Basically, Stravinsky’s compositions are classified into three general style periods: a Russian period, a neoclassical period, and a serial period. Invariably he has been referred to as ‘one of music’s truly epochal innovators.’ The key aspect of Stravinsky’s work, aside from his technical innovations (including in rhythm and harmony), is the ‘changing face’ of his compositional style while always ‘retaining a distinctive, essential identity.’

Over the course of his career, Stravinsky called for a wide variety of orchestral, instrumental, and vocal forces, ranging from single instruments in such works as Three Pieces for Clarinet or Elegy for Solo Viola to the enormous orchestra of The Rite of Spring which Aaron Copland characterized as ‘the foremost orchestral achievement of the 20th century.’

Stravinsky had a troublesome personal life. During World War I, he had to flee from Russia with his family to Switzerland. Later, when he was 30, Stravinsky moved his family to France, where they lived for the next two decades. When he lost his first wife and one of his daughters to tuberculosis, Stravinsky shifted to the United States. He married again, and in 1940 he and his wife settled permanently in Hollywood, California. They became U.S. citizens in 1945.
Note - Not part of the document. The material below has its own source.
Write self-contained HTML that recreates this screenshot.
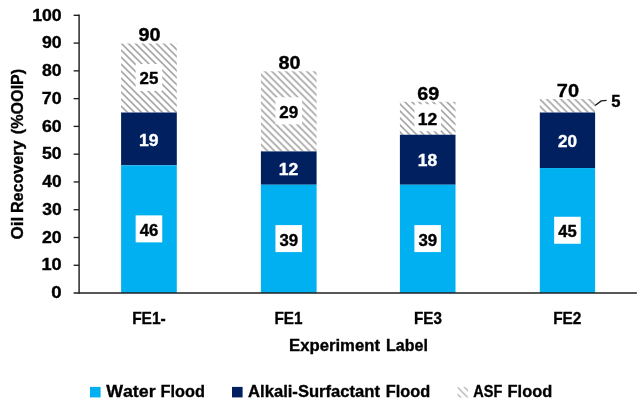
<!DOCTYPE html>
<html lang="en"><head><meta charset="utf-8"><title>Oil Recovery by Experiment</title>
<style>
html,body{margin:0;padding:0;background:#fff;}
body{width:644px;height:408px;overflow:hidden;}
svg{display:block;}
text{font-family:'Liberation Sans', Arial, Helvetica, sans-serif;font-weight:bold;font-kerning:none;fill:#000;stroke:#000;stroke-width:0.35px;}
text.w{fill:#fff;stroke:#fff;}
</style></head><body>
<svg width="644" height="408" viewBox="0 0 644 408">
<rect x="0" y="0" width="644" height="408" fill="#ffffff"/>
<defs>
<pattern id="h0" patternUnits="userSpaceOnUse" x="1.00" y="0" width="7" height="7"><rect width="7" height="7" fill="#fff"/><path d="M-7,-7 L14,14 M0,-7 L21,14 M-7,0 L14,21" stroke="#a8a8a8" stroke-width="1.6" fill="none"/></pattern>
<pattern id="h1" patternUnits="userSpaceOnUse" x="4.50" y="0" width="7" height="7"><rect width="7" height="7" fill="#fff"/><path d="M-7,-7 L14,14 M0,-7 L21,14 M-7,0 L14,21" stroke="#a8a8a8" stroke-width="1.6" fill="none"/></pattern>
<pattern id="h2" patternUnits="userSpaceOnUse" x="2.00" y="0" width="7" height="7"><rect width="7" height="7" fill="#fff"/><path d="M-7,-7 L14,14 M0,-7 L21,14 M-7,0 L14,21" stroke="#a8a8a8" stroke-width="1.6" fill="none"/></pattern>
<pattern id="h3" patternUnits="userSpaceOnUse" x="6.70" y="0" width="7" height="7"><rect width="7" height="7" fill="#fff"/><path d="M-7,-7 L14,14 M0,-7 L21,14 M-7,0 L14,21" stroke="#a8a8a8" stroke-width="1.6" fill="none"/></pattern>
<pattern id="hl" patternUnits="userSpaceOnUse" x="0.30" y="0" width="7" height="7"><rect width="7" height="7" fill="#fff"/><path d="M-7,-7 L14,14 M0,-7 L21,14 M-7,0 L14,21" stroke="#b0b0b0" stroke-width="1.25" fill="none"/></pattern>
</defs>
<rect x="121.10" y="43.48" width="55.70" height="69.04" fill="url(#h0)"/>
<rect x="121.10" y="112.51" width="55.70" height="52.77" fill="#002060"/>
<rect x="121.10" y="165.29" width="55.70" height="127.76" fill="#00b0f0"/>
<rect x="135.65" y="215.37" width="26.6" height="27.0" fill="#fff"/>
<text x="139.82" y="235.87" font-size="15.9" textLength="18.61" lengthAdjust="spacingAndGlyphs">46</text>
<text class="w" x="138.97" y="145.60" font-size="15.9" textLength="19.51" lengthAdjust="spacingAndGlyphs">19</text>
<rect x="135.65" y="63.99" width="26.6" height="27.0" fill="#fff"/>
<text x="139.49" y="84.49" font-size="15.9" textLength="18.81" lengthAdjust="spacingAndGlyphs">25</text>
<text x="138.54" y="41.48" font-size="18.0" textLength="22.05" lengthAdjust="spacingAndGlyphs">90</text>
<rect x="260.90" y="71.25" width="55.70" height="80.15" fill="url(#h1)"/>
<rect x="260.90" y="151.40" width="55.70" height="33.33" fill="#002060"/>
<rect x="260.90" y="184.73" width="55.70" height="108.32" fill="#00b0f0"/>
<rect x="275.45" y="225.09" width="26.6" height="27.0" fill="#fff"/>
<text x="279.49" y="245.59" font-size="15.9" textLength="18.76" lengthAdjust="spacingAndGlyphs">39</text>
<text class="w" x="278.77" y="174.76" font-size="15.9" textLength="19.56" lengthAdjust="spacingAndGlyphs">12</text>
<rect x="275.45" y="97.32" width="26.6" height="27.0" fill="#fff"/>
<text x="279.28" y="117.82" font-size="15.9" textLength="18.97" lengthAdjust="spacingAndGlyphs">29</text>
<text x="278.40" y="69.25" font-size="18.0" textLength="21.99" lengthAdjust="spacingAndGlyphs">80</text>
<rect x="399.90" y="101.80" width="55.60" height="32.93" fill="url(#h2)"/>
<rect x="399.90" y="134.73" width="55.60" height="50.00" fill="#002060"/>
<rect x="399.90" y="184.73" width="55.60" height="108.32" fill="#00b0f0"/>
<rect x="414.40" y="225.09" width="26.6" height="27.0" fill="#fff"/>
<text x="418.44" y="245.59" font-size="15.9" textLength="18.76" lengthAdjust="spacingAndGlyphs">39</text>
<text class="w" x="417.73" y="166.43" font-size="15.9" textLength="19.38" lengthAdjust="spacingAndGlyphs">18</text>
<rect x="414.40" y="104.27" width="26.6" height="27.0" fill="#fff"/>
<text x="417.72" y="124.77" font-size="15.9" textLength="19.56" lengthAdjust="spacingAndGlyphs">12</text>
<text x="417.25" y="99.80" font-size="18.0" textLength="22.01" lengthAdjust="spacingAndGlyphs">69</text>
<rect x="539.80" y="99.03" width="55.30" height="13.49" fill="url(#h3)"/>
<rect x="539.80" y="112.51" width="55.30" height="55.55" fill="#002060"/>
<rect x="539.80" y="168.06" width="55.30" height="124.99" fill="#00b0f0"/>
<rect x="554.15" y="216.76" width="26.6" height="27.0" fill="#fff"/>
<text x="558.32" y="237.26" font-size="15.9" textLength="18.46" lengthAdjust="spacingAndGlyphs">45</text>
<text class="w" x="557.98" y="146.99" font-size="15.9" textLength="19.05" lengthAdjust="spacingAndGlyphs">20</text>
<text x="556.87" y="97.03" font-size="18.0" textLength="22.23" lengthAdjust="spacingAndGlyphs">70</text>
<path d="M595.1,105.5 L601.3,100.9 L606.6,100.3" stroke="#1a1a1a" stroke-width="1.35" stroke-linejoin="round" fill="none"/>
<text x="611.16" y="107.20" font-size="15.9" textLength="9.22" lengthAdjust="spacingAndGlyphs">5</text>
<path d="M79.1,14.5 V293.85" stroke="#202020" stroke-width="1.45" fill="none"/>
<path d="M73.6,293.05 H636.9" stroke="#202020" stroke-width="1.45" fill="none"/>
<path d="M73.6,265.28 H79.1" stroke="#202020" stroke-width="1.35" fill="none"/>
<path d="M73.6,237.50 H79.1" stroke="#202020" stroke-width="1.35" fill="none"/>
<path d="M73.6,209.73 H79.1" stroke="#202020" stroke-width="1.35" fill="none"/>
<path d="M73.6,181.95 H79.1" stroke="#202020" stroke-width="1.35" fill="none"/>
<path d="M73.6,154.18 H79.1" stroke="#202020" stroke-width="1.35" fill="none"/>
<path d="M73.6,126.40 H79.1" stroke="#202020" stroke-width="1.35" fill="none"/>
<path d="M73.6,98.63 H79.1" stroke="#202020" stroke-width="1.35" fill="none"/>
<path d="M73.6,70.85 H79.1" stroke="#202020" stroke-width="1.35" fill="none"/>
<path d="M73.6,43.08 H79.1" stroke="#202020" stroke-width="1.35" fill="none"/>
<path d="M73.6,15.30 H79.1" stroke="#202020" stroke-width="1.35" fill="none"/>
<text x="51.34" y="298.25" font-size="15.8" textLength="10.35" lengthAdjust="spacingAndGlyphs">0</text>
<text x="41.43" y="270.48" font-size="15.8" textLength="20.24" lengthAdjust="spacingAndGlyphs">10</text>
<text x="41.96" y="242.70" font-size="15.8" textLength="19.69" lengthAdjust="spacingAndGlyphs">20</text>
<text x="42.17" y="214.93" font-size="15.8" textLength="19.47" lengthAdjust="spacingAndGlyphs">30</text>
<text x="42.31" y="187.15" font-size="15.8" textLength="19.33" lengthAdjust="spacingAndGlyphs">40</text>
<text x="42.03" y="159.38" font-size="15.8" textLength="19.62" lengthAdjust="spacingAndGlyphs">50</text>
<text x="41.93" y="131.60" font-size="15.8" textLength="19.73" lengthAdjust="spacingAndGlyphs">60</text>
<text x="41.81" y="103.83" font-size="15.8" textLength="19.85" lengthAdjust="spacingAndGlyphs">70</text>
<text x="42.01" y="76.05" font-size="15.8" textLength="19.63" lengthAdjust="spacingAndGlyphs">80</text>
<text x="41.96" y="48.28" font-size="15.8" textLength="19.69" lengthAdjust="spacingAndGlyphs">90</text>
<text x="32.16" y="20.50" font-size="15.8" textLength="29.49" lengthAdjust="spacingAndGlyphs">100</text>
<text x="132.14" y="323.80" font-size="16.6" textLength="33.61" lengthAdjust="spacingAndGlyphs">FE1-</text>
<text x="274.45" y="323.80" font-size="16.6" textLength="28.00" lengthAdjust="spacingAndGlyphs">FE1</text>
<text x="414.06" y="323.80" font-size="16.6" textLength="27.92" lengthAdjust="spacingAndGlyphs">FE3</text>
<text x="553.14" y="323.80" font-size="16.6" textLength="28.30" lengthAdjust="spacingAndGlyphs">FE2</text>
<text y="350.90" font-size="16.5"><tspan x="289.06" textLength="90.97" lengthAdjust="spacingAndGlyphs">Experiment</tspan> <tspan x="386.11" textLength="41.75" lengthAdjust="spacingAndGlyphs">Label</tspan></text>
<text transform="translate(23.3,238.9) rotate(-90)" y="0.00" font-size="16.4"><tspan x="-0.52" textLength="22.76" lengthAdjust="spacingAndGlyphs">Oil</tspan> <tspan x="25.80" textLength="72.62" lengthAdjust="spacingAndGlyphs">Recovery</tspan> <tspan x="104.77" textLength="65.36" lengthAdjust="spacingAndGlyphs">(%OOIP)</tspan></text>
<rect x="90" y="386.9" width="10.6" height="10.5" fill="#00b0f0"/>
<text y="397.30" font-size="17.4"><tspan x="106.16" textLength="49.44" lengthAdjust="spacingAndGlyphs">Water</tspan> <tspan x="160.58" textLength="44.42" lengthAdjust="spacingAndGlyphs">Flood</tspan></text>
<rect x="232" y="386.9" width="10.6" height="10.5" fill="#002060"/>
<text y="397.30" font-size="17.4"><tspan x="248.06" textLength="131.97" lengthAdjust="spacingAndGlyphs">Alkali-Surfactant</tspan> <tspan x="385.68" textLength="44.52" lengthAdjust="spacingAndGlyphs">Flood</tspan></text>
<rect x="457.5" y="386.9" width="10.6" height="10.6" fill="url(#hl)"/>
<text y="397.30" font-size="17.4"><tspan x="473.31" textLength="29.04" lengthAdjust="spacingAndGlyphs">ASF</tspan> <tspan x="507.58" textLength="44.63" lengthAdjust="spacingAndGlyphs">Flood</tspan></text>
</svg></body></html>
When Stravinsky turned 80, at the invitation of Soviet Union Premier Nikita Khrushchev, he visited Russia after a gap of 48 years. In the same year, John F Kennedy invited Stravinsky for dinner at the White House as a guest of the American President. He gave his last concert at the age of 85 in Canada, He died in New York in 1971.

Said New York Philharmonic musical director Pierre Boulez: ‘Something radically new, even foreign to Western tradition, had to be found for music to survive, and to enter our contemporary era. The glory of Stravinsky was to have belonged to this extremely gifted generation and to be one of the most creative of them all.’